Backpressure: Stop Letting Fast Producers Murder Your Slow Services 🌊💀

It was 2 AM on Black Friday.

Our order processing service was absolutely flying — handling 10,000 orders per minute. The ops team was celebrating. I was nervous. Somewhere deep in our stack, the email notification service was quietly drowning under a 50,000-event backlog, retrying failed sends, exhausting its connection pool, and slowly tipping toward a full meltdown.

By 2:15 AM, the email service was down. By 2:20 AM, the order service (which was waiting for email confirmations) was timing out. By 2:30 AM, I was typing "what is backpressure" into Google while my boss typed increasingly aggressive Slack messages.

Turns out, the fastest way to kill a slow system is to feed it data at the speed of a fast one. Who knew? 🤦

Welcome to backpressure — the concept that nobody teaches you in tutorials, but every production engineer learns the hard way.

What Even Is Backpressure? 🤔

Imagine filling a cup from a firehose.

Firehose (10 L/second) ──────────────────► Cup (holds 0.5 L)
                                                │
                                           OVERFLOW 💦
                                           EVERYWHERE

The cup can only accept so much water. If you don't control the flow from the firehose, you waste water (or in our case: drop messages, crash services, or corrupt data).

Backpressure is the mechanism by which a slow consumer tells a fast producer: "Hey, slow down. I can't keep up."

It's the difference between:

A system that degrades gracefully under load
A system that explodes spectacularly under load

And trust me — I've experienced both. The second one is more memorable. Mostly because of the 3 AM pager alerts.

The Three Ways Your System Dies Without Backpressure 💀

Death #1: OOM Kills (The Slow Suffocation)

// Message consumer without backpressure
class EmailService {
  constructor() {
    this.queue = []; // In-memory buffer
  }

  onMessageReceived(message) {
    this.queue.push(message); // Always accepting!
    this.processQueue();
  }

  async processQueue() {
    // Processes 200 messages/second
    // But receives 10,000 messages/second
    // Queue grows by 9,800/second
    // After 10 minutes: 5,880,000 messages in memory
    // Node.js process: "I can't breathe..." 💀
  }
}

What happens: Memory grows until the OS kills the process. Zero warnings. Zero graceful shutdown. Just SIGKILL and chaos.

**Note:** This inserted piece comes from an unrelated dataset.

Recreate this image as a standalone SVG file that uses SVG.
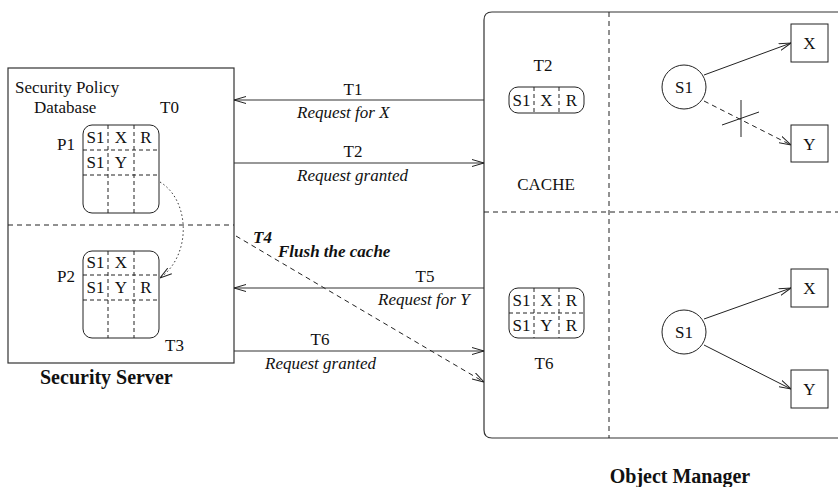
<svg xmlns="http://www.w3.org/2000/svg" width="838" height="487" viewBox="0 0 838 487">
  <defs>
    <marker id="arrow" viewBox="0 0 12 8" refX="12" refY="4" markerWidth="12" markerHeight="8" markerUnits="userSpaceOnUse" orient="auto">
      <polyline points="0,0.5 12,4 0,7.5" fill="none" stroke="#222" stroke-width="1"/>
    </marker>
    <style>
      text { font-family: "Liberation Serif", "Times New Roman", serif; font-size: 17px; fill: #111; }
      .it { font-style: italic; }
      .bi { font-style: italic; font-weight: bold; }
      .b { font-weight: bold; font-size: 20px; }
      .frame { fill: none; stroke: #333; stroke-width: 1.2; }
      .dash { fill: none; stroke: #222; stroke-width: 1; stroke-dasharray: 5 4; }
      .cell { fill: none; stroke: #222; stroke-width: 1; stroke-dasharray: 4 3; }
      .line { fill: none; stroke: #333; stroke-width: 1.2; }
      .thin { fill: none; stroke: #222; stroke-width: 1; }
      .mid { text-anchor: middle; }
    </style>
  </defs>

  <!-- Security server -->
  <g id="security-server">
    <rect class="frame" x="8" y="68" width="226" height="295"/>
    <line class="dash" x1="8" y1="225" x2="234" y2="225"/>
    <text x="15" y="93">Security Policy</text>
    <text x="34" y="113">Database</text>
    <text x="160" y="113">T0</text>
    <text x="165" y="351">T3</text>
    <text x="40" y="384" class="b">Security Server</text>
  </g>

  <!-- Policy table P1 -->
  <g id="p1">
    <text x="57" y="150">P1</text>
    <rect class="thin" x="83" y="125" width="76" height="88" rx="9"/>
    <line class="cell" x1="83" y1="150" x2="159" y2="150"/>
    <line class="cell" x1="83" y1="175" x2="159" y2="175"/>
    <line class="cell" x1="108" y1="125" x2="108" y2="213"/>
    <line class="cell" x1="134" y1="125" x2="134" y2="213"/>
    <text x="95.5" y="143" class="mid">S1</text>
    <text x="121" y="143" class="mid">X</text>
    <text x="146" y="143" class="mid">R</text>
    <text x="95.5" y="168" class="mid">S1</text>
    <text x="121" y="168" class="mid">Y</text>
  </g>

  <!-- Policy table P2 -->
  <g id="p2">
    <text x="57" y="282">P2</text>
    <rect class="thin" x="83" y="251" width="76" height="87" rx="9"/>
    <line class="cell" x1="83" y1="275" x2="159" y2="275"/>
    <line class="cell" x1="83" y1="300" x2="159" y2="300"/>
    <line class="cell" x1="108" y1="251" x2="108" y2="338"/>
    <line class="cell" x1="134" y1="251" x2="134" y2="338"/>
    <text x="95.5" y="268" class="mid">S1</text>
    <text x="121" y="268" class="mid">X</text>
    <text x="95.5" y="293" class="mid">S1</text>
    <text x="121" y="293" class="mid">Y</text>
    <text x="146" y="293" class="mid">R</text>
  </g>

  <!-- Object manager -->
  <g id="object-manager">
    <path class="frame" d="M838,12 H492 Q484,12 484,20 V430 Q484,438 492,438 H838"/>
    <line class="dash" x1="609" y1="12" x2="609" y2="438"/>
    <line class="dash" x1="484" y1="212" x2="838" y2="212"/>
    <text x="543" y="71" class="mid">T2</text>
    <text x="546" y="190" class="mid">CACHE</text>
    <text x="544" y="369" class="mid">T6</text>
    <text x="680" y="483" class="b mid">Object Manager</text>
  </g>

  <!-- Cache entry at T2 -->
  <g id="cache-t2">
    <rect class="thin" x="509" y="87" width="75" height="26" rx="9"/>
    <line class="cell" x1="534" y1="87" x2="534" y2="113"/>
    <line class="cell" x1="559" y1="87" x2="559" y2="113"/>
    <text x="521.5" y="106" class="mid">S1</text>
    <text x="546.5" y="106" class="mid">X</text>
    <text x="571.5" y="106" class="mid">R</text>
  </g>

  <!-- Cache entries at T6 -->
  <g id="cache-t6">
    <rect class="thin" x="509" y="288" width="75" height="50" rx="9"/>
    <line class="cell" x1="509" y1="313" x2="584" y2="313"/>
    <line class="cell" x1="534" y1="288" x2="534" y2="338"/>
    <line class="cell" x1="559" y1="288" x2="559" y2="338"/>
    <text x="521.5" y="306" class="mid">S1</text>
    <text x="546.5" y="306" class="mid">X</text>
    <text x="571.5" y="306" class="mid">R</text>
    <text x="521.5" y="331" class="mid">S1</text>
    <text x="546.5" y="331" class="mid">Y</text>
    <text x="571.5" y="331" class="mid">R</text>
  </g>

  <!-- Subjects and objects, upper half -->
  <g id="s1-top">
    <circle class="thin" cx="684" cy="87" r="22"/>
    <text x="684" y="93" class="mid">S1</text>
  </g>
  <g id="x-top">
    <rect class="thin" x="791" y="24" width="37" height="38"/>
    <text x="809.5" y="49" class="mid">X</text>
  </g>
  <g id="y-top">
    <rect class="thin" x="791" y="125" width="37" height="37"/>
    <text x="809.5" y="150" class="mid">Y</text>
  </g>

  <!-- Subjects and objects, lower half -->
  <g id="s1-bottom">
    <circle class="thin" cx="684" cy="332" r="22"/>
    <text x="684" y="338" class="mid">S1</text>
  </g>
  <g id="x-bottom">
    <rect class="thin" x="791" y="269" width="37" height="38"/>
    <text x="809.5" y="294" class="mid">X</text>
  </g>
  <g id="y-bottom">
    <rect class="thin" x="791" y="370" width="37" height="38"/>
    <text x="809.5" y="395" class="mid">Y</text>
  </g>

  <!-- Connectors -->
  <g id="connectors">
    <!-- policy propagation P1 -> P2 -->
    <path d="M160,182 C190,200 192,255 160,278" fill="none" stroke="#333" stroke-width="1" stroke-dasharray="1.5 2.5" marker-end="url(#arrow)"/>

    <!-- T1 request for X -->
    <line class="line" x1="484" y1="100" x2="234" y2="100" marker-end="url(#arrow)"/>
    <text x="353" y="95" class="mid">T1</text>
    <text x="297" y="118" class="it">Request for X</text>

    <!-- T2 request granted -->
    <line class="line" x1="234" y1="163" x2="484" y2="163" marker-end="url(#arrow)"/>
    <text x="353" y="157" class="mid">T2</text>
    <text x="297" y="181" class="it">Request granted</text>

    <!-- T4 flush the cache -->
    <line class="dash" x1="236" y1="236" x2="484" y2="382" stroke-dasharray="7 5" marker-end="url(#arrow)"/>
    <text x="253" y="243" class="bi">T4</text>
    <text x="278" y="257" class="bi">Flush the cache</text>

    <!-- T5 request for Y -->
    <line class="line" x1="484" y1="288" x2="234" y2="288" marker-end="url(#arrow)"/>
    <text x="425" y="282" class="mid">T5</text>
    <text x="378" y="305" class="it">Request for Y</text>

    <!-- T6 request granted -->
    <line class="line" x1="234" y1="351" x2="484" y2="351" marker-end="url(#arrow)"/>
    <text x="320" y="345" class="mid">T6</text>
    <text x="265" y="369" class="it">Request granted</text>

    <!-- access arcs, upper half -->
    <line class="thin" x1="704" y1="75" x2="791" y2="43" marker-end="url(#arrow)"/>
    <line class="thin" x1="704" y1="101" x2="791" y2="145" stroke-dasharray="5 4" marker-end="url(#arrow)"/>
    <line class="thin" x1="741" y1="100" x2="741" y2="137" stroke="#444"/>
    <line class="thin" x1="722" y1="125" x2="759" y2="112" stroke="#444"/>

    <!-- access arcs, lower half -->
    <line class="thin" x1="704" y1="319" x2="791" y2="288" marker-end="url(#arrow)"/>
    <line class="thin" x1="704" y1="345" x2="791" y2="389" marker-end="url(#arrow)"/>
  </g>
</svg>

Death #2: Cascade Failures (The Domino Effect)

Order Service (10k events/sec)
        │
        ▼
Email Service (overloaded, 10s response time)
        │
        ▼
Order Service waits for email confirmation...
        │
        ▼
Order Service threads exhausted (all waiting!)
        │
        ▼
Payment Service calls Order Service... TIMEOUT
        │
        ▼
Entire checkout flow: DOWN 🔥

One slow service dragged down three others. This is how a Black Friday meltdown starts with an email service and ends with zero orders being processed.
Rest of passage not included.